When Bradley Wiggins won the 2012 Tour de France, eyebrows raised. A two-time Olympic gold medalist in the individual pursuit, an all-out four-minute effort, had come out on top in a three-week stage race that covered both the Pyrenees and the Alps. Wiggins won that Tour on the strength of his time trial, the byproduct of years spent in a highly aerodynamic position on the track.
A 2013 season marked by poor performances, injury, and soured relations with Sky leader Chris Froome left Wiggins as a bit of an exile on his own team, an active Tour champion without a true direction. As early as February, Wiggins was citing both Paris-Roubaix and the Amgen Tour of California as season objectives; even then, the writing was on the wall that he would not likely be selected for Sky’s Tour team.

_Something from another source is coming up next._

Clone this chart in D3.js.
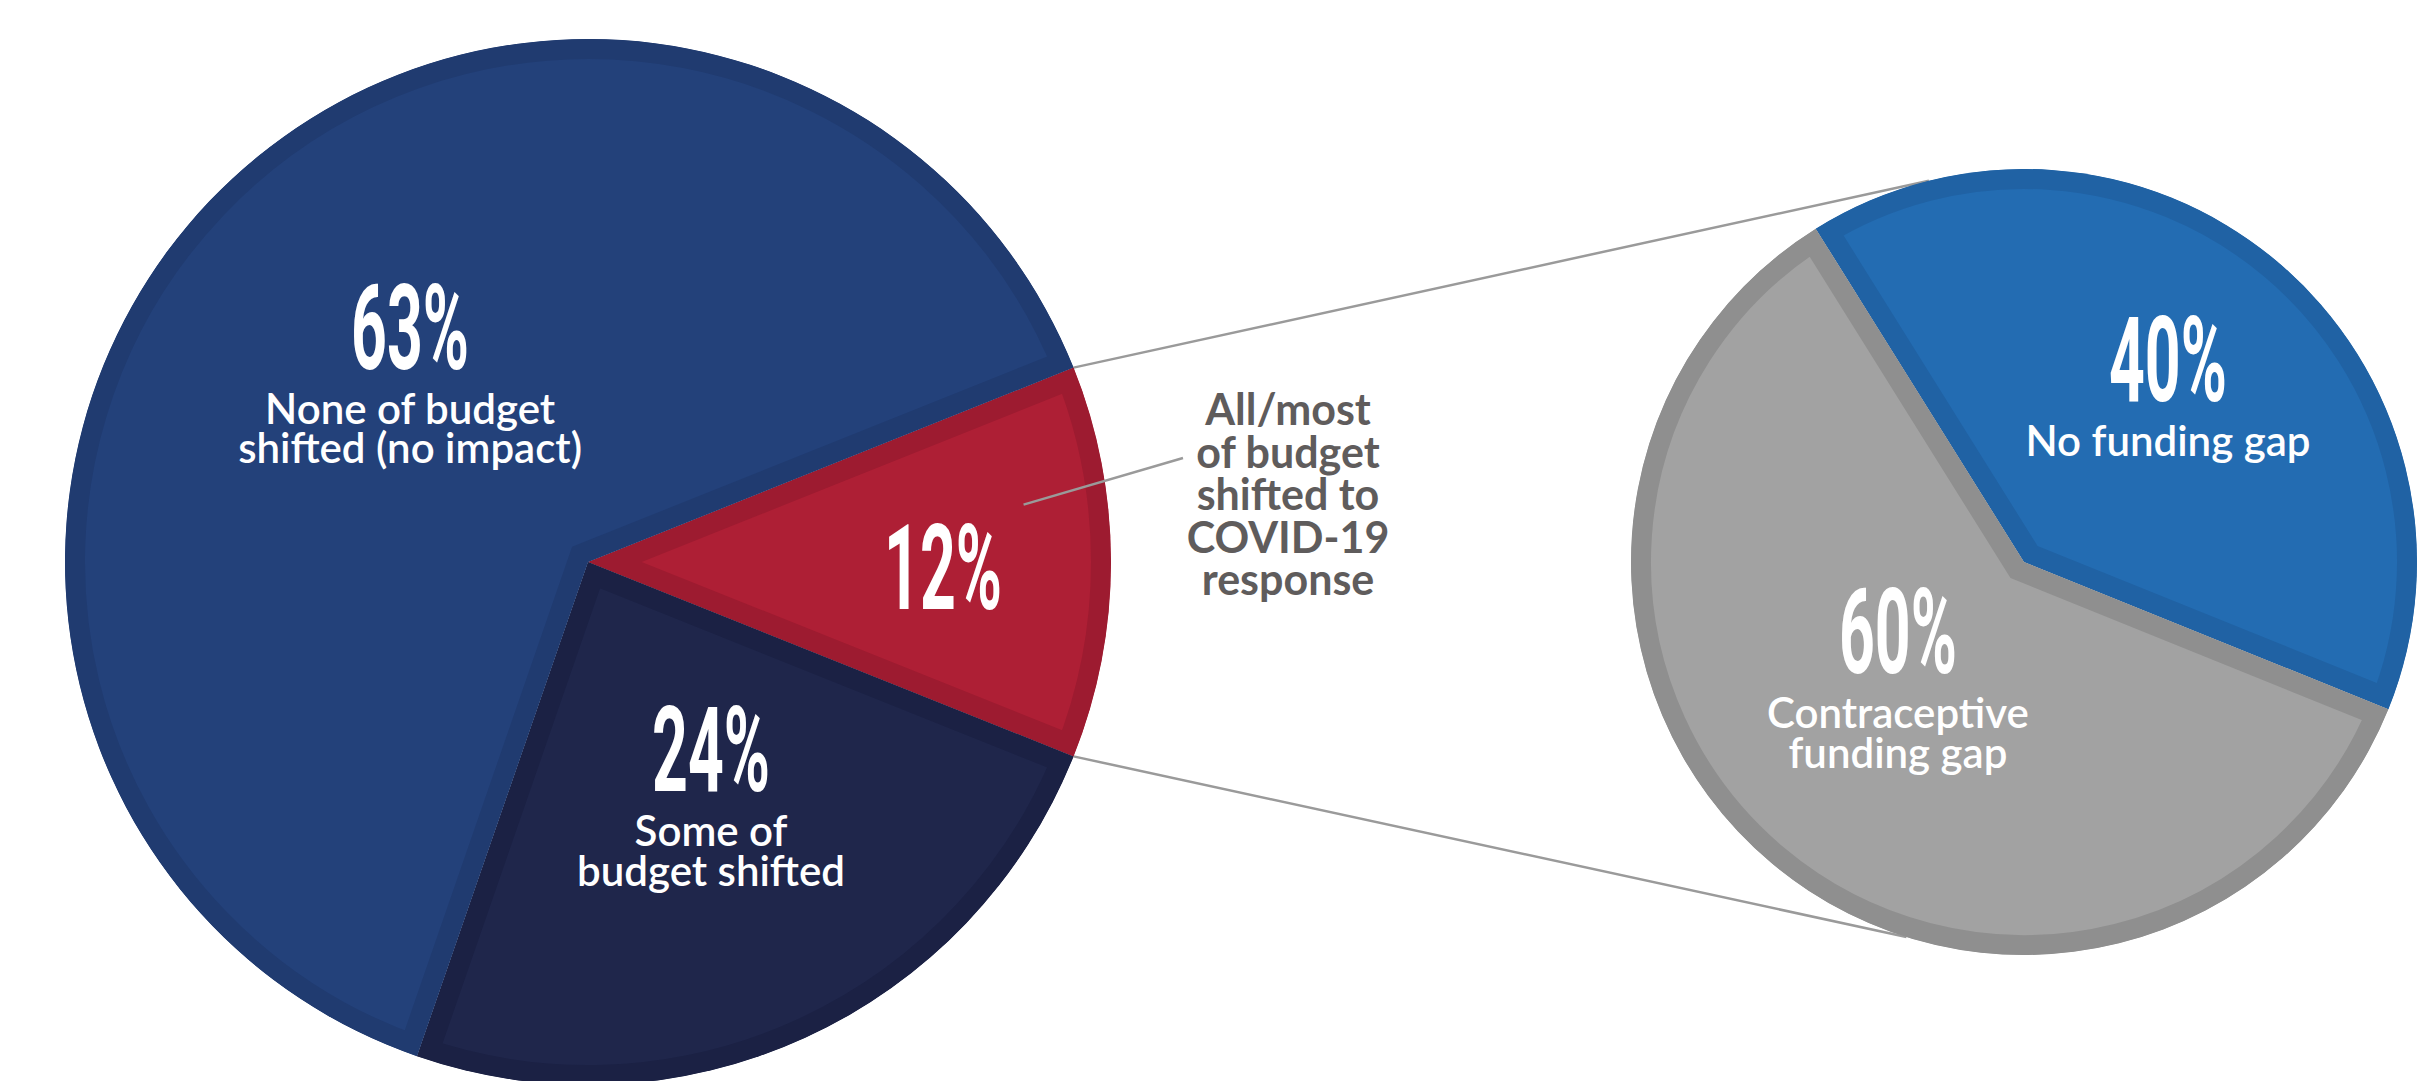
<!DOCTYPE html>
<html lang="en">
<head>
<meta charset="UTF-8">
<title>Budget shifted to COVID-19 response</title>
<script src="https://d3js.org/d3.v7.min.js"></script>
<style>
  body { margin: 0; background: #fff; }
  .pct { font-family: Roboto, sans-serif; font-weight: 700; fill: #fff; }
  .lbl { font-family: Lato, sans-serif; font-weight: 600; fill: #fff; }
  .note { font-family: Lato, sans-serif; font-weight: 700; fill: #5f5c5c; }
  .link { stroke: #9a9a9a; stroke-width: 2.5; fill: none; }
</style>
</head>
<body>
<svg id="chart" width="2429" height="1081"></svg>
<script>
// left pie, clockwise from the red wedge
const budgetCats = ["All/most of budget shifted to COVID-19 response", "Some of budget shifted", "None of budget shifted (no impact)"];
const budgetValues = [12, 24, 63];
const budgetText = [[], ["Some of", "budget shifted"], ["None of budget", "shifted (no impact)"]];
const noteLines = ["All/most", "of budget", "shifted to", "COVID-19", "response"];

// right pie: breakdown of the red wedge
const gapCats = ["No funding gap", "Contraceptive funding gap"];
const gapValues = [40, 60];
const gapText = [["No funding gap"], ["Contraceptive", "funding gap"]];

// [fill, edge]
const budgetColors = [["#ae1f35", "#9d1b30"], ["#1f264b", "#1b2144"], ["#23417a", "#203b70"]];
const gapColors = [["#236cb2", "#2062a4"], ["#a2a2a2", "#8f8f8f"]];

const rad = Math.PI / 180;
const left = { cx: 588, cy: 562, r: 523 };
const right = { cx: 2024, cy: 562, r: 393 };
const edge = 20;       // width of the darker rim inside each slice
const pctSize = 118, pctCap = 77, lineH = 39.5, lblSize = 42;

const svg = d3.select("#chart");
const defs = svg.append("defs");

const redHalf = Math.PI * budgetValues[0] / d3.sum(budgetValues);
const leftArcs = d3.pie().sort(null)
    .startAngle(90 * rad - redHalf)
    .endAngle(90 * rad - redHalf + 2 * Math.PI)(budgetValues);
const rightArcs = d3.pie().sort(null)
    .startAngle(-32 * rad).endAngle(-32 * rad + 2 * Math.PI)(gapValues);

function pt(c, a, r) {
    const p = d3.pointRadial(a, r);
    return [c.cx + p[0], c.cy + p[1]];
}

// connector lines from the red wedge to the second pie (behind the pies)
const links = [
    [pt(left, leftArcs[0].startAngle, left.r), pt(right, -14 * rad, right.r)],
    [pt(left, leftArcs[0].endAngle, left.r), pt(right, 197.4 * rad, right.r)]
];
svg.selectAll(".link").data(links).enter().append("path")
    .attr("class", "link")
    .attr("d", d => d3.line()(d));

// labelPos: [radius as share of r, angle nudge in degrees]
function drawPie(arcs, c, colors, texts, labelPos, id) {
    const g = svg.append("g").attr("transform", `translate(${c.cx},${c.cy})`);
    const arc = d3.arc().innerRadius(0).outerRadius(c.r);

    defs.selectAll(null).data(arcs).enter().append("clipPath")
        .attr("id", (d, i) => `${id}${i}`)
        .append("path").attr("d", arc);

    g.selectAll("path.slice").data(arcs).enter().append("path")
        .attr("class", "slice")
        .attr("d", arc)
        .attr("fill", (d, i) => colors[i][0])
        .attr("stroke", (d, i) => colors[i][1])
        .attr("stroke-width", edge * 2)
        .attr("clip-path", (d, i) => `url(#${id}${i})`);

    arcs.forEach((d, i) => {
        const mid = (d.startAngle + d.endAngle) / 2 + labelPos[i][1] * rad;
        const [x, y] = d3.pointRadial(mid, c.r * labelPos[i][0]);
        const lines = texts[i];
        const h = pctCap + (lines.length ? 55 + (lines.length - 1) * lineH : 0);
        const base = y - h / 2 + pctCap;

        g.append("text").attr("class", "pct")
            .attr("transform", `translate(${x},${base}) scale(0.53,1)`)
            .attr("text-anchor", "middle")
            .attr("font-size", pctSize)
            .text(d.value + "%");

        if (!lines.length) return;
        g.append("text").attr("class", "lbl")
            .attr("x", x)
            .attr("y", base + 55)
            .attr("text-anchor", "middle")
            .attr("font-size", lblSize)
            .selectAll("tspan").data(lines).enter().append("tspan")
            .attr("x", x)
            .attr("dy", (t, j) => j ? lineH : 0)
            .text(t => t);
    });
}

drawPie(leftArcs, left, budgetColors, budgetText, [[0.679, 1.3], [0.512, -2.8], [0.49, 2.4]], "lc");
drawPie(rightArcs, right, gapColors, gapText, [[0.57, 0], [0.443, 6.4]], "rc");

// callout for the red wedge
const noteX = left.cx + left.r + 177;
svg.append("path").attr("class", "link")
    .attr("stroke-width", 2)
    .attr("d", d3.line()([pt(left, 82.5 * rad, left.r * 0.84), [left.cx + left.r + 72, left.cy - 104]]));

svg.append("text")
    .attr("class", "note")
    .attr("x", noteX)
    .attr("y", 425)
    .attr("text-anchor", "middle")
    .attr("font-size", 43)
    .selectAll("tspan").data(noteLines).enter().append("tspan")
    .attr("x", noteX)
    .attr("dy", (t, i) => i ? 42.5 : 0)
    .text(t => t);
</script>
</body>
</html>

Some scoffed at the idea that Wiggins could also tackle the cobblestones, perhaps forgetting his admirable 25th place at the 2009 edition. But when Wiggins finished 32nd at the Tour of Flanders, 1:43 down on the lead group, his Roubaix ambitions suddenly seemed within reach.
A strong headwind at Roubaix helped keep a large group together, and though he wasn’t exactly sprinting for the win, Wiggins finished ninth, in the front group, the first active Tour winner to attempt the pavé since Greg LeMond in 1992.
A month later, Wiggins delivered on his second stated goal, winning the Amgen Tour of California on the strength of a dominant time trial, then holding his own against Rohan Dennis on two summit finishes.
Left off Sky’s Tour team, Wiggins regrouped for the Tour of Britain, where he won the time trial and finished third overall; he capped off his season with his first ever win at the world time trial championship, besting longtime TT nemesis Tony Martin by 26 seconds over a 47km course.
In all, Wiggins won a stage race, a world championship, and placed in the top 10 at the Hell of the North. Not bad for a “trackie.”